National Resilience, a venture-backed biopharma manufacturing specialist, has made waves since debuting last year with $800 million in funding. In its latest move, the new player is inking a cell therapy partnership with a high-profile partner and once again expanding its manufacturing footprint. 

National Resilience and bluebird bio on Wednesday unveiled a collaboration intended to speed research, development and delivery of next-gen cell therapies. As part of the deal, National Resilience will pay bluebird $110 million upfront and get its hands on a commercial suspension lentiviral vector manufacturing site in North Carolina, where more than 100 people work.

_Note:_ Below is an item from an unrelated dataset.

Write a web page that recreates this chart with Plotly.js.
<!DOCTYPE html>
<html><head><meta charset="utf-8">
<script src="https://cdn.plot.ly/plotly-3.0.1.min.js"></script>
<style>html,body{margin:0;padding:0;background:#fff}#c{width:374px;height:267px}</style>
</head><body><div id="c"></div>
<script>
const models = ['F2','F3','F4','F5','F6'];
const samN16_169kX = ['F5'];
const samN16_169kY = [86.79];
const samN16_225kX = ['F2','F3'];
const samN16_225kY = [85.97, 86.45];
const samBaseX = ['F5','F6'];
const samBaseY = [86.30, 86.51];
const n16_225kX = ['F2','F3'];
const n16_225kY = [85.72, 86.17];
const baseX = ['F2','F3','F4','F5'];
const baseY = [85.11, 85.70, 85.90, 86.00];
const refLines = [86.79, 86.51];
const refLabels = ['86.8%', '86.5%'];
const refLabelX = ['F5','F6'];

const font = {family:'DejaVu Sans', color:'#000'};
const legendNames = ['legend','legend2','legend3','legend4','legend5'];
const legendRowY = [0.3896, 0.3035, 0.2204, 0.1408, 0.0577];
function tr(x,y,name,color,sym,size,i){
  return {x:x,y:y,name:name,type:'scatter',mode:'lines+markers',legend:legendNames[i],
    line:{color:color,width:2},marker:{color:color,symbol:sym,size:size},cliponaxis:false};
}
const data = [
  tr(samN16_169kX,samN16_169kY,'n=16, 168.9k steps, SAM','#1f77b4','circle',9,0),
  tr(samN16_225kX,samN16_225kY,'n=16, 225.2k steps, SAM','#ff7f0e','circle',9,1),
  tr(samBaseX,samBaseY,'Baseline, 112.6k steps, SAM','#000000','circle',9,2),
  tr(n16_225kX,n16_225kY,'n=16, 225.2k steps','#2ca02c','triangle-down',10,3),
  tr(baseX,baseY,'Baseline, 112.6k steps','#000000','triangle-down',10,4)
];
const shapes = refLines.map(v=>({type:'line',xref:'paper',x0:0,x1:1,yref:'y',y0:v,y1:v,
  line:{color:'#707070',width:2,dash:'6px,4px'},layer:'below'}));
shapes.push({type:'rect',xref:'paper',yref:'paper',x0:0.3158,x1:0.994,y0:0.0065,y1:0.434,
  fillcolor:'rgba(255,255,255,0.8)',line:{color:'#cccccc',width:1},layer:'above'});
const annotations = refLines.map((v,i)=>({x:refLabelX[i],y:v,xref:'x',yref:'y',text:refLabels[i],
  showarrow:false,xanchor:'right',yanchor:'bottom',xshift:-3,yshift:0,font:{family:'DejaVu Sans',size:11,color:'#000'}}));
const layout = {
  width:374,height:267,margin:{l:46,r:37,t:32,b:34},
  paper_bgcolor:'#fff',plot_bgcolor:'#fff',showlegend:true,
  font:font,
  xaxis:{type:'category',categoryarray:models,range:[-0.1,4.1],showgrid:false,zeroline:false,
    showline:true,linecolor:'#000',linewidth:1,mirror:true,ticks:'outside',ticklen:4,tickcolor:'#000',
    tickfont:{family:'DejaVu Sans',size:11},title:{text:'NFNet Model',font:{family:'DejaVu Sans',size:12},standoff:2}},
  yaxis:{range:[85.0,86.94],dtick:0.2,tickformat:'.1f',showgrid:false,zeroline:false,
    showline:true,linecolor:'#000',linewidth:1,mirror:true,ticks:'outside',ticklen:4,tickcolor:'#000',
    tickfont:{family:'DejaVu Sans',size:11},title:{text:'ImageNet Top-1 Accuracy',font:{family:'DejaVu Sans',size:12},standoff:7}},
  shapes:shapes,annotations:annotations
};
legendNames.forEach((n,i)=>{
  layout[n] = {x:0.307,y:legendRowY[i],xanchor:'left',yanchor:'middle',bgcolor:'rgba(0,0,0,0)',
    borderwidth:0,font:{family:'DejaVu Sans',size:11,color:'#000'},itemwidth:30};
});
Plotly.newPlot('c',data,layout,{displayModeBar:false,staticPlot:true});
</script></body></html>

The deal is designed to allow bluebird bio’s oncology cell therapy spinoff—dubbed 2seventy bio—and Resilience to focus on their respective specialties of R&D and manufacturing. Bluebird plans to spin off 2seventy by the end of the year. 

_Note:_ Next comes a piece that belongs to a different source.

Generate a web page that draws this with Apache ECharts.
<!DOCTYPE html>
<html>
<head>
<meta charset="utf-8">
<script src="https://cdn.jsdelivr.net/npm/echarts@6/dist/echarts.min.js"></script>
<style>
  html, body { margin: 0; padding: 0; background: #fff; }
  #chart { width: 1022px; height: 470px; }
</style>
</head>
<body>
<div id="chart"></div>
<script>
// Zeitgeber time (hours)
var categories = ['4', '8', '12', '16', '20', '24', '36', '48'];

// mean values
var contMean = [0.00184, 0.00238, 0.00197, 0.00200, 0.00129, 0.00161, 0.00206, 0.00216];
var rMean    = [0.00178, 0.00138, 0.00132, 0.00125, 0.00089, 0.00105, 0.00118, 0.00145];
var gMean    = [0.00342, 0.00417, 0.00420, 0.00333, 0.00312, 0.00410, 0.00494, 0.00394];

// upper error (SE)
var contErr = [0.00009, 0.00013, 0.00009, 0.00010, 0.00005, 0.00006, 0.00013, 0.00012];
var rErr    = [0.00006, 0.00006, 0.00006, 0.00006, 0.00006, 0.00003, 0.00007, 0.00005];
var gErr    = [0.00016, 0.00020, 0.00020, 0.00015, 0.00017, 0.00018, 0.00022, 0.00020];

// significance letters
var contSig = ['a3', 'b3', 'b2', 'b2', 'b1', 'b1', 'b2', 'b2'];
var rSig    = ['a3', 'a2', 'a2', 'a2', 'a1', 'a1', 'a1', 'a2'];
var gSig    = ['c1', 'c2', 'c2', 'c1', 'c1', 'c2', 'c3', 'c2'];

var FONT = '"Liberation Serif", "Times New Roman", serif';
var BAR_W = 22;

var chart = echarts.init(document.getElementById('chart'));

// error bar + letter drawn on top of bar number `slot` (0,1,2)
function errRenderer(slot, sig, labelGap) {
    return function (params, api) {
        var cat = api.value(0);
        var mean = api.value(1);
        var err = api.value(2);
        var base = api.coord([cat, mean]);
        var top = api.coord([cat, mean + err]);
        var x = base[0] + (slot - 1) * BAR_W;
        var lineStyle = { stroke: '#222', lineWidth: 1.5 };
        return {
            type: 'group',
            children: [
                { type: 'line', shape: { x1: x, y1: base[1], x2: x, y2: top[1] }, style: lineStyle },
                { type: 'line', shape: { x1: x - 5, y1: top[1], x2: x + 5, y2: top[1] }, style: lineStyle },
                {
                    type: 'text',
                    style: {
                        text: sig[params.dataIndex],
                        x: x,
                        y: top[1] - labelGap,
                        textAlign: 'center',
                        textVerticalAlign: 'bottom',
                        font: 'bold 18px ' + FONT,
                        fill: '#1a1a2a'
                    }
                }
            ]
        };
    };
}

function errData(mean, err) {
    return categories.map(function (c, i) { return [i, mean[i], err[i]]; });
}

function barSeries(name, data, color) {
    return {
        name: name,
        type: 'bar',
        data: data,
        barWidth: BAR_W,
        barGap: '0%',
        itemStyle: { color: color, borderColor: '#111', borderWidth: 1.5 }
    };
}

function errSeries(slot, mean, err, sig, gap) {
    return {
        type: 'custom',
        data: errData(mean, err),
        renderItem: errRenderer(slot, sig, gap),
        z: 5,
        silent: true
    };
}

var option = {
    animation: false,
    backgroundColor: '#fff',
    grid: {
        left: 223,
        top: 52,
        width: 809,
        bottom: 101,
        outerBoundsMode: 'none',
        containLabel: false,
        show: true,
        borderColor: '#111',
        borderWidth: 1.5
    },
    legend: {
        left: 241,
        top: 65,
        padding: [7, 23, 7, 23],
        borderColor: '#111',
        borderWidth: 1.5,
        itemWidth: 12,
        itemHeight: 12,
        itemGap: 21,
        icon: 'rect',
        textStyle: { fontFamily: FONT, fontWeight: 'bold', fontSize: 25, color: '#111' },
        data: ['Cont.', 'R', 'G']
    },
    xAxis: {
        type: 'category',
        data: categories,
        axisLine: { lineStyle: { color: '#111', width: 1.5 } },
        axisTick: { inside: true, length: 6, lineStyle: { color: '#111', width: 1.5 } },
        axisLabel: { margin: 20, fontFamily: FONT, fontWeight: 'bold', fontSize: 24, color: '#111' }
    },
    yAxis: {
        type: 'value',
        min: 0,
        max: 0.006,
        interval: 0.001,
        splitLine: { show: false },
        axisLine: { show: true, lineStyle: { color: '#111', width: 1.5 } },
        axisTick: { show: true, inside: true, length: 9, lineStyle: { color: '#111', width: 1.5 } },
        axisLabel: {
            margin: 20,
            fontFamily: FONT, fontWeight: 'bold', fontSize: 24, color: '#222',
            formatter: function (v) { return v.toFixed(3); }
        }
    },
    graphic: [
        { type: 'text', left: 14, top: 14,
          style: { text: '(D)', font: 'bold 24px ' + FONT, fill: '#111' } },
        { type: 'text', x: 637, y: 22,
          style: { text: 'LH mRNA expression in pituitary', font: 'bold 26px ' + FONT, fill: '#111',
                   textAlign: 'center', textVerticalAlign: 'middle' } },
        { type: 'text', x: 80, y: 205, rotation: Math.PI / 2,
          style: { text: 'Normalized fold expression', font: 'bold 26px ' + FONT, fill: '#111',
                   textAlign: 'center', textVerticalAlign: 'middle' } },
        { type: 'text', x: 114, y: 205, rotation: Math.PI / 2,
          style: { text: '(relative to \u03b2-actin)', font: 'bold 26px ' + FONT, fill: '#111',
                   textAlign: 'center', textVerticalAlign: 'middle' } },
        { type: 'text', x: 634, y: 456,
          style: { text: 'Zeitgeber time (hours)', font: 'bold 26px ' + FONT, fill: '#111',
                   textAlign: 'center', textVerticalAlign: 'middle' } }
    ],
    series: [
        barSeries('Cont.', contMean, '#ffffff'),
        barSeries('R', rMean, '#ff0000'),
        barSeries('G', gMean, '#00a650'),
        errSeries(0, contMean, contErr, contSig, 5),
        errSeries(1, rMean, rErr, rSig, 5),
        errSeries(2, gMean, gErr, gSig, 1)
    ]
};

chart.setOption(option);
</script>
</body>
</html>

Moving forward, Resilience will provide bluebird bio and 2seventy bio with access to viral vector supplies from the North Carolina plant. Resilience plans to keep all of bluebird's employees and expand on the current production footprint.

Further, the partners plan to share expenses and revenues for cell therapies that come from the collaboration. 

RELATED: National Resilience, months after launching with $800M, snags Sanofi biomanufacturing plant 

National Resilience launched in November 2020 with more than $800 million in funding from ARCH Venture Partners, 8VC and other venture firms. It aims to tackle the well-documented challenges for the pharma supply chain that have become so clear during the pandemic.

Since launching, Resilience has picked up a 310,000-square-foot Sanofi site in Boston and another 250,000-square-foot site in Canada. And in April, the company picked up biologic drug substance maker Ology Bioservices, adding 300 new employees and 200,000 square feet of workspace into the mix. 

For its part, bluebird bio has had its hands full in recent months as it has responded to the safety scare for its key gene therapy Zynteglo. Earlier this year, a phase 1/2 trial in sickle cell disease turned up two blood cancer cases for the therapy, but the company investigated the situation and said the drug was not likely the cause. The FDA has recently cleared the drug to resume late-stage testing. 

RELATED: Bluebird names oncology spinoff, establishes leadership team 

Meanwhile, bluebird halted its rollout in its first launch country, Germany, after failing to reach a reimbursement deal there. As a result, the company pulled the drug from the market and unveiled plans to “reduce and reshape” its workforce in the region. 

Bluebird’s oncology pipeline includes drugs targeting multiple myeloma, Merkel cell carcinoma, acute myeloid leukemia and other diseases, all of which are set to move to 2seventy bio through the spinoff.